In two recent cases decided in the Supreme Court of Appeal (SCA), namely, Willow Waters Homeowners Association (Pty) Limited v KOKA NO and others [2015] JOL 32760 (SCA) and Cowin NO v Kyalami Estate Homeowners Association (499/2013) [2014] ZASCA 221, the SCA was asked to consider:

  • whether registered title conditions which prohibit the transfer of residential property without a clearance certificate or consent from the relevant home owners' association (HOA) amount to real rights (ie enforceable against all third parties) or personal rights (ie enforceable against only the landowner); and
  • whether such title deed conditions are binding on liquidators.

In both cases the landowners (one being a company, the other being a private individual) failed to make the regular levies payments charged by the HOA and were later declared insolvent. In both instances, the landowners had bonded their properties to financial institutions, which financial institutions had in turn obtained judgments against the insolvents and sought to limit their losses through sales in execution of the properties. Upon conclusion of the individual sale of property agreements with third parties, the liquidators approached the respective HOAs for a clearance certificate, for purposes of giving effect to transfer. The HOAs refused to provide such certificates until such time as the arrear levies were settled.

In arriving at its conclusion, the SCA considered the two questions posed above and held that ownership consists of a bundle of rights and competencies which includes the right to use and dispose of the property. The restrictive title deed conditions however took away from the owner's dominium by restricting the right to dispose of the property freely, thus subtracting from the dominium of the land. Furthermore, the court held that, given that the ownership of the property was subject to landowners agreeing to the HOA rules, and the creation of the restrictive title deed conditions, there was a clear intent for the restrictive conditions to be binding on all.

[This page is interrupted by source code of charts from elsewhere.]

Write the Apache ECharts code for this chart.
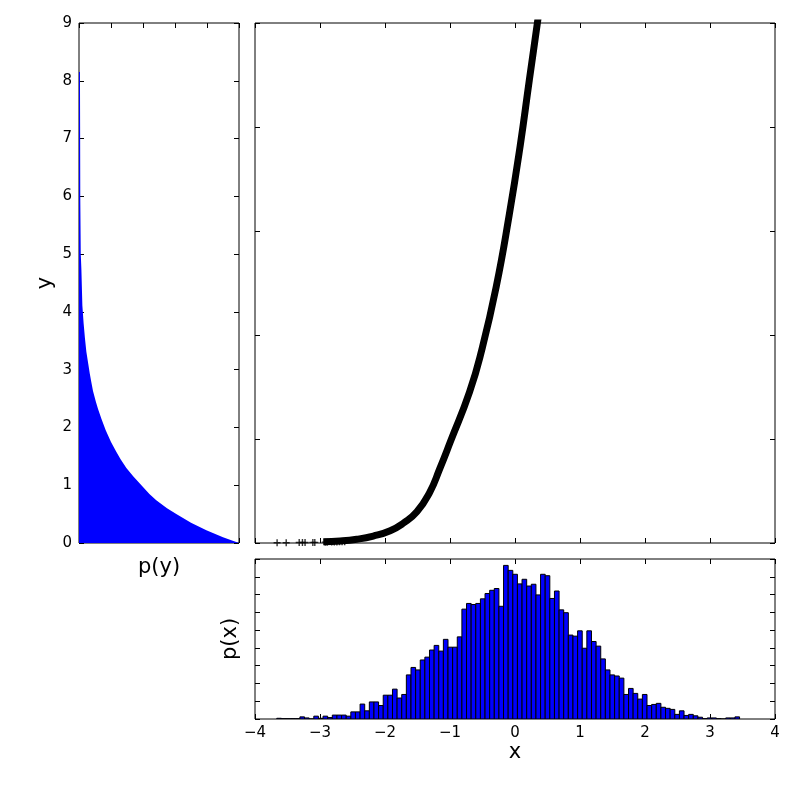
<!DOCTYPE html>
<html><head><meta charset="utf-8">
<script src="https://cdn.jsdelivr.net/npm/echarts@6/dist/echarts.min.js"></script>
<style>html,body{margin:0;padding:0;background:#fff}#c{width:800px;height:800px}</style>
</head><body><div id="c"></div>
<script>
// ---- data ----
const xTicks = [-4, -3, -2, -1, 0, 1, 2, 3, 4];
const yTicksLeft = [0, 1, 2, 3, 4, 5, 6, 7, 8, 9];

// p(y) curve (left panel): y value and relative density
const pyY = [0, 0.1, 0.22, 0.35, 0.5, 0.6, 0.74, 0.85, 1.0, 1.15, 1.3, 1.45, 1.58, 1.75, 1.95, 2.15, 2.32, 2.45, 2.63, 2.8, 2.94, 3.1, 3.31, 3.55, 3.8, 4.11, 4.73, 5.0, 5.97, 7.2, 8.15];
const pyP = [1.0, 0.9, 0.796, 0.70, 0.608, 0.55, 0.483, 0.44, 0.39, 0.34, 0.296, 0.26, 0.233, 0.2, 0.167, 0.14, 0.119, 0.105, 0.0875, 0.076, 0.067, 0.058, 0.046, 0.037, 0.029, 0.021, 0.015, 0.011, 0.008, 0.007, 0.006];

// main scatter band
const curveX = [-2.95, -2.69, -2.435, -2.18, -1.92, -1.72, -1.51, -1.31, -1.16, -0.99, -0.70, -0.51, -0.29, -0.09, 0.08, 0.22, 0.34, 0.40];
const curveY = [0.0125, 0.019, 0.036, 0.067, 0.118, 0.19, 0.30, 0.49, 0.71, 0.98, 1.45, 1.86, 2.46, 3.15, 3.82, 4.45, 4.98, 5.25];
// sparse markers in the lower tail
const tailX = [-3.66, -3.52, -3.32, -3.27, -3.23, -3.11, -3.08, -2.92, -2.89, -2.82, -2.78, -2.74, -2.70, -2.66, -2.62];
const tailY = [0.003, 0.003, 0.005, 0.005, 0.005, 0.006, 0.006, 0.008, 0.008, 0.009, 0.01, 0.01, 0.012, 0.012, 0.013];

// histogram p(x)
const binStart = -3.665;
const binWidth = 0.0712;
const histDensity = [
0.002, 0.001, 0.001, 0.001, 0.001, 0.006, 0.003, 0.000, 0.008, 0.002,
0.008, 0.004, 0.011, 0.011, 0.011, 0.008, 0.020, 0.020, 0.042, 0.023,
0.048, 0.048, 0.038, 0.067, 0.067, 0.084, 0.059, 0.069, 0.124, 0.145,
0.138, 0.166, 0.174, 0.194, 0.207, 0.191, 0.224, 0.202, 0.202, 0.231,
0.309, 0.325, 0.322, 0.325, 0.338, 0.353, 0.362, 0.367, 0.317,
0.432, 0.418, 0.407, 0.380, 0.393, 0.374, 0.379, 0.349, 0.407, 0.403,
0.339, 0.360, 0.307, 0.299, 0.236, 0.233, 0.248, 0.199, 0.248, 0.218,
0.205, 0.169, 0.138, 0.124, 0.121, 0.115, 0.069, 0.086, 0.072, 0.056,
0.069, 0.038, 0.041, 0.044, 0.033, 0.030, 0.027, 0.013, 0.023, 0.010,
0.013, 0.009, 0.005, 0.001, 0.003, 0.003, 0.001, 0.000, 0.003, 0.003,
0.006];

// ---- chart ----
const FONT = 'DejaVu Sans';
const TICK = {show: true, inside: true, length: 5, lineStyle: {color: '#000', width: 1}};
const LBL = {fontFamily: FONT, fontSize: 15, color: '#000'};
const fmtMinus = v => String(v).replace('-', '\u2212');

function ax(grid, min, max, interval, pos, label, extra) {
  return Object.assign({
    type: 'value', gridIndex: grid, min: min, max: max, interval: interval, position: pos,
    axisLine: {show: false, onZero: false}, axisTick: TICK, splitLine: {show: false},
    axisLabel: label ? Object.assign({show: true, margin: 7, formatter: fmtMinus}, LBL) : {show: false}
  }, extra || {});
}
const NAME = {fontFamily: FONT, fontSize: 21, color: '#000'};

const chart = echarts.init(document.getElementById('c'), null, {renderer: 'canvas'});
const histData = histDensity.map((h, i) => [binStart + i * binWidth, binStart + (i + 1) * binWidth, h]);
const pyData = pyP.map((p, i) => [p, pyY[i]]);

chart.setOption({
  animation: false,
  backgroundColor: '#fff',
  grid: [
    {left: 79, top: 23, width: 160, height: 520, show: true, borderColor: '#000', borderWidth: 1, backgroundColor: 'transparent'},
    {left: 255, top: 23, width: 520, height: 520, show: true, borderColor: '#000', borderWidth: 1, backgroundColor: 'transparent'},
    {left: 255, top: 559, width: 520, height: 160, show: true, borderColor: '#000', borderWidth: 1, backgroundColor: 'transparent'}
  ],
  xAxis: [
    ax(0, 0, 1, 0.2, 'bottom', false, {name: 'p(y)', nameLocation: 'middle', nameGap: 14, nameTextStyle: NAME}),
    ax(0, 0, 1, 0.2, 'top', false),
    ax(1, -4, 4, 1, 'bottom', false),
    ax(1, -4, 4, 1, 'top', false),
    ax(2, -4, 4, 1, 'bottom', true, {name: 'x', nameLocation: 'middle', nameGap: 20, nameTextStyle: NAME}),
    ax(2, -4, 4, 1, 'top', false)
  ],
  yAxis: [
    ax(0, 0, 9, 1, 'left', true, {name: 'y', nameLocation: 'middle', nameGap: 23, nameTextStyle: NAME}),
    ax(0, 0, 9, 1, 'right', false),
    ax(1, 0, 5, 1, 'left', false),
    ax(1, 0, 5, 1, 'right', false),
    ax(2, 0, 0.45, 0.05, 'left', false, {name: 'p(x)', nameLocation: 'middle', nameGap: 14, nameTextStyle: NAME}),
    ax(2, 0, 0.45, 0.05, 'right', false)
  ],
  series: [
    {
      type: 'custom', xAxisIndex: 0, yAxisIndex: 0, clip: true,
      data: pyData,
      encode: {x: 0, y: 1},
      renderItem: function (params, api) {
        if (params.dataIndex !== 0) return null;
        const pts = [api.coord([0, pyY[0]])];
        for (let i = 0; i < pyY.length; i++) pts.push(api.coord([pyP[i], pyY[i]]));
        pts.push(api.coord([0, pyY[pyY.length - 1]]));
        return {type: 'polygon', shape: {points: pts}, style: {fill: '#0000ff', stroke: null}};
      }
    },
    {
      type: 'line', xAxisIndex: 2, yAxisIndex: 2, clip: true,
      data: curveX.map((x, i) => [x, curveY[i]]),
      smooth: 0.5, showSymbol: false, symbol: 'none',
      lineStyle: {color: '#000', width: 7}
    },
    {
      type: 'scatter', xAxisIndex: 2, yAxisIndex: 2, clip: true,
      data: tailX.map((x, i) => [x, tailY[i]]),
      symbol: 'path://M4,0H6V4H10V6H6V10H4V6H0V4H4Z', symbolSize: 7,
      itemStyle: {color: '#000'}
    },
    {
      type: 'custom', xAxisIndex: 4, yAxisIndex: 4, clip: true,
      data: histData,
      encode: {x: [0, 1], y: 2},
      renderItem: function (params, api) {
        const p0 = api.coord([api.value(0), api.value(2)]);
        const p1 = api.coord([api.value(1), 0]);
        return {type: 'rect', shape: {x: p0[0], y: p0[1], width: p1[0] - p0[0], height: p1[1] - p0[1]},
                style: {fill: '#0000ff', stroke: '#000', lineWidth: 1}};
      }
    }
  ]
});
</script></body></html>
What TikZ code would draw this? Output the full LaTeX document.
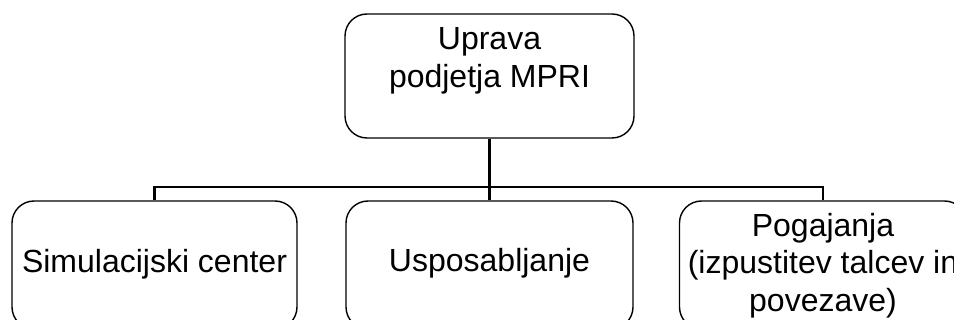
\documentclass[tikz,border=0pt]{standalone}
\usepackage{fontspec}
\setmainfont{Liberation Sans}
\begin{document}
\begin{tikzpicture}[x=1pt,y=-1pt,
  unit/.style={draw, line width=1.4pt, rounded corners=22pt,
    minimum width=287pt, inner sep=0pt},
  caption/.style={align=center, inner sep=0pt,
    font=\fontsize{32}{37.5}\selectfont},
  link/.style={line width=2.2pt}]
\useasboundingbox (0,0) rectangle (954,320);
\clip (0,0) rectangle (954,320);

% management box (text sits in its upper part)
\node[unit, minimum width=289pt, minimum height=124pt] (mgmt) at (489.5,76) {};
\node[caption] (mgmtlabel) at (489.5,61) {Uprava\\podjetja MPRI};

% the three departments
\node[unit, minimum width=285pt, minimum height=128pt] (sim) at (154.5,265) {};
\node[caption, anchor=base] (simlabel) at (154.5,273) {Simulacijski center};

\node[unit, minimum height=128pt] (train) at (489.5,265) {};
\node[caption, anchor=base] (trainlabel) at (489.5,272) {Usposabljanje};

\node[unit, minimum height=128pt] (neg) at (823,265) {};
\node[caption] (neglabel) at (823,265.6) {Pogajanja\\(izpustitev talcev in\\povezave)};

% connectors
\coordinate (split) at (489.5,187);
\draw[link] (mgmt.south) -- (split);
\draw[link] (split) -| (sim.north);
\draw[link] (split) -| (neg.north);
\draw[link] (split) -- (train.north);
\end{tikzpicture}
\end{document}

The court further dismissed the argument proposed by the liquidators that the stance adopted by the HOA to not issue a clearance certificate prejudiced the balance of the creditors, particularly the rights of the bondholders, who were secured creditors. The SCA reasoned that sequestration may not be ordered unless it is shown to be advantageous to the creditors. Given that the role of the HOA is similar to those of municipalities in terms of the Local Government: Municipal Systems Act, No 32 of 2000 or a body corporate in terms of section 15B(3)(a)(i)(aa) of the Sectional Titles Act, No 95 of 1986, the court held that there is 'no basis' to deprive the HOA from the protection afforded to municipalities and body corporates.

Apart from providing certainty in respect of the rights of the HOA, the above cases have wide reaching consequences which are noteworthy, namely:

  • HOAs now enjoy the same level of protection afforded to municipalities and body corporates in respect of outstanding debts and may withhold clearance certificates until such time that the arrear levies have been paid;
  • Liquidators are bound by the restrictive conditions imposed for the benefit of HOAs and will have to factor in these costs when negotiating the sale of immovable property in an insolvent estate; and
  • Bondholders should be mindful of the rights of HOAs when seeking an order for the sale in execution of properties.

The content of this article is intended to provide a general guide to the subject matter. Specialist advice should be sought about your specific circumstances.